Sauf que le grand ponte ne lit que dalle, dans votre œil pourtant enflammé.
- Vous avez réussi à faire éditer votre roman ?
CATACLYSME DE HAINE DE CLASSE.
Comme si vous étiez un pauvre petit ouvrier de merde qui, foudroyé par la folie des grandeurs, en était encore à implorer le fabuleux monde de l'édition parisienne de lire son roman de merde.
Dans votre cervelle, c'est la Tempête de Shakespeare (« que t'as même jamais lue, connard ! »). COMMENT ÇA EST-CE QUE J'AI REUSSI A FAIRE EDITER MON ROMAN ? RACLURE DE TOILETTE, SACHE QUE TOUS LES PLUS GRANDS EDITEURS DE LA PLACE DE PARIS ME LECHENT LE CUL POUR QUE J'AILLE SIGNER CHEZ EUX ! OUAIS ! PARFAITEMENT ! CHUIS UN ANCIEN, J'EN SUIS PLUS A ENVOYER MES MANUSCRITS PAR LA POSTE, GROS MALPROPRE !

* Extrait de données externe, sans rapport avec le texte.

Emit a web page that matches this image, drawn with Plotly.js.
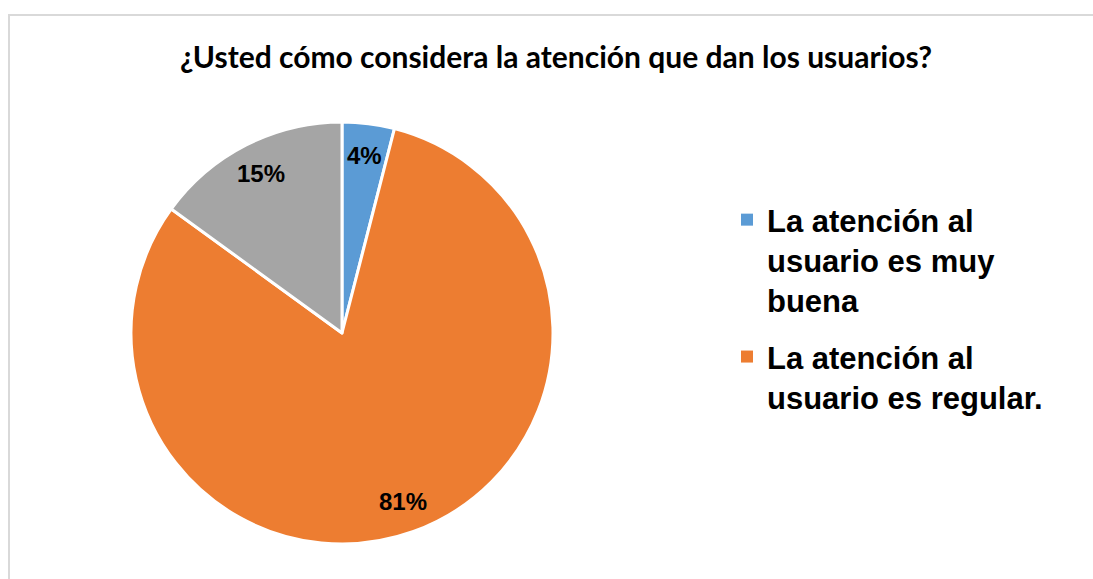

Sauf que, n'ayant pas envie de raconter votre vie à ce mec-là, vous vous contentez de répondre :
- Ben oui, en fait.
- Oh, félicitations !
Les autres grands pontes vous accordent un sourire condescendant.
LA HAINE DE CLASSE TE TUE, A CE MOMENT LA.
- Vous écrivez quel genre de livre ?
DES LIVRES QUI TE TROUERAIENT LE CUL, MON GARS.
- Bah. Y'a pas vraiment de genre.
- C'est à compte d'auteur ?
LA HAINE DE CLASSE TE FAIT CARREMENT MAL AU VENTRE.
Ça te fait si mal au ventre que, sur ta figure, ton orgueil et ton indignation leur sont déchiffrables. Les grands pontes s'assombrissent.
- Non ! vous exclamez-vous en forçant un sourire aussi condescendant que le leur. Non, c'est à compte d'éditeur. Je vous souhaite une bonne journée, messieurs.
Quand vous vous extirpez de la cuisine, les grands pontes reprennent leur discussion de grands pontes.
Ils parlent d'une pièce de théâtre qu'ils sont allés voir avec leurs femmes. Un truc débile avec un acteur connu, dans un théâtre pour riches sans aucun intérêt (mais que vos impôts subventionnent).
Mépris. HAINE DE CLASSE.
Bon. J'ai déjà dit que la haine de classe est un sentiment que toute personne lambda va expérimenter couramment dans sa vie (voire même plusieurs fois par jour).
Sauf que la haine, c'est chiant, et que ce n'est pas surdéterminant – au contraire de l'humour et de la poésie.
Restons d'un hyperréalisme radical radical.